_Required work_
Work through the listing below and count the lines that hold "React". Answer with the number alone.

* * *

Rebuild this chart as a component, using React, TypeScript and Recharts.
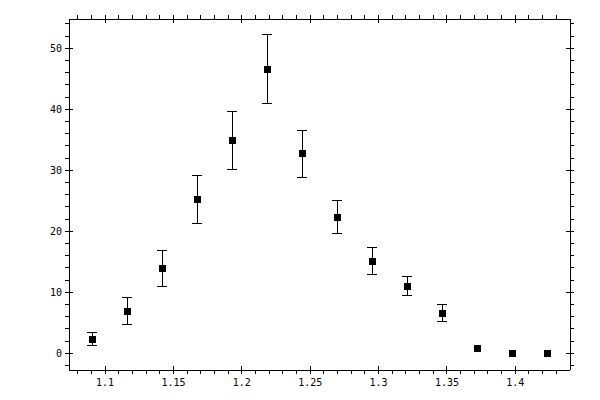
import React from 'react';
import { ScatterChart, Scatter, XAxis, YAxis, ErrorBar } from 'recharts';

const xValues = [1.0905, 1.1161, 1.1417, 1.1673, 1.1929, 1.2185, 1.2441, 1.2697, 1.2953, 1.3209, 1.3465, 1.3721, 1.3977, 1.4233];
const yValues = [2.3, 6.9, 13.9, 25.2, 34.9, 46.6, 32.7, 22.3, 15.1, 11.0, 6.6, 0.8, 0.0, 0.0];
const yErrors = [1.1, 2.2, 3.0, 3.9, 4.7, 5.6, 3.9, 2.7, 2.2, 1.6, 1.45, 0, 0, 0];

const xTicks = [
  1.08, 1.09, 1.1, 1.11, 1.12, 1.13, 1.14, 1.15, 1.16, 1.17, 1.18, 1.19, 1.2,
  1.21, 1.22, 1.23, 1.24, 1.25, 1.26, 1.27, 1.28, 1.29, 1.3, 1.31, 1.32, 1.33,
  1.34, 1.35, 1.36, 1.37, 1.38, 1.39, 1.4, 1.41, 1.42, 1.43,
];
const xMajor = [1.1, 1.15, 1.2, 1.25, 1.3, 1.35, 1.4];
const yTicks = [-2, 0, 2, 4, 6, 8, 10, 12, 14, 16, 18, 20, 22, 24, 26, 28, 30, 32, 34, 36, 38, 40, 42, 44, 46, 48, 50, 52, 54];
const yMajor = [0, 10, 20, 30, 40, 50];

const data = xValues.map((x, i) => ({ x, y: yValues[i], err: yErrors[i] }));

const isMajor = (v: number, majors: number[]) => majors.some((m) => Math.abs(m - v) < 1e-6);

const FONT = '"DejaVu Sans Mono", monospace';

// tickSize/tickMargin are 0, so x/y here sit right on the axis line
function FrameTick(props: any) {
  const { x, y, payload, side, labels } = props;
  const v = payload.value;
  const major = isMajor(v, side === 'left' || side === 'right' ? yMajor : xMajor);
  const len = 4;
  let line;
  if (side === 'bottom') {
    line = <line x1={x} x2={x} y1={major ? y - len : y} y2={y + len} stroke="#000" />;
  } else if (side === 'top') {
    line = <line x1={x} x2={x} y1={y - len} y2={major ? y + len : y} stroke="#000" />;
  } else if (side === 'left') {
    line = <line x1={x - len} x2={major ? x + len : x} y1={y} y2={y} stroke="#000" />;
  } else {
    line = <line x1={major ? x - len : x} x2={x + len} y1={y} y2={y} stroke="#000" />;
  }
  let text = null;
  if (labels && major) {
    if (side === 'bottom') {
      text = (
        <text x={x} y={y + 16} textAnchor="middle" fontSize={10} fontFamily={FONT} fill="#000">
          {String(v)}
        </text>
      );
    } else if (side === 'left') {
      text = (
        <text x={x - 7} y={y + 3.5} textAnchor="end" fontSize={10} fontFamily={FONT} fill="#000">
          {String(v)}
        </text>
      );
    }
  }
  return (
    <g>
      {line}
      {text}
    </g>
  );
}

export default function App() {
  return (
    <div style={{ position: 'absolute', left: 0, top: 0, background: '#fff', shapeRendering: 'crispEdges' }}>
      <ScatterChart width={600} height={400} margin={{ top: 0, right: 0, bottom: 0, left: 0 }}>
        <XAxis
          xAxisId="bottom"
          type="number"
          dataKey="x"
          domain={[1.0736, 1.44]}
          ticks={xTicks}
          interval={0}
          height={30}
          tickSize={0}
          tickMargin={0}
          tickLine={false}
          axisLine={{ stroke: '#000' }}
          allowDataOverflow
          tick={(p: any) => <FrameTick {...p} side="bottom" labels />}
        />
        <XAxis
          xAxisId="top"
          orientation="top"
          type="number"
          dataKey="x"
          domain={[1.0736, 1.44]}
          ticks={xTicks}
          interval={0}
          height={19}
          tickSize={0}
          tickMargin={0}
          tickLine={false}
          axisLine={{ stroke: '#000' }}
          allowDataOverflow
          tick={(p: any) => <FrameTick {...p} side="top" />}
        />
        <YAxis
          yAxisId="left"
          type="number"
          dataKey="y"
          domain={[-2.74, 54.8]}
          ticks={yTicks}
          interval={0}
          width={69}
          tickSize={0}
          tickMargin={0}
          tickLine={false}
          axisLine={{ stroke: '#000' }}
          allowDataOverflow
          tick={(p: any) => <FrameTick {...p} side="left" labels />}
        />
        <YAxis
          yAxisId="right"
          orientation="right"
          type="number"
          dataKey="y"
          domain={[-2.74, 54.8]}
          ticks={yTicks}
          interval={0}
          width={30}
          tickSize={0}
          tickMargin={0}
          tickLine={false}
          axisLine={{ stroke: '#000' }}
          allowDataOverflow
          tick={(p: any) => <FrameTick {...p} side="right" />}
        />
        <Scatter
          data={data}
          xAxisId="bottom"
          yAxisId="left"
          isAnimationActive={false}
          shape={(p: any) => <rect x={p.cx - 3.5} y={p.cy - 3.5} width={7} height={7} fill="#000" />}
        >
          <ErrorBar dataKey="err" direction="y" width={5} stroke="#000" strokeWidth={1} isAnimationActive={false} />
        </Scatter>
      </ScatterChart>
    </div>
  );
}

* * *

_Answer in full_
2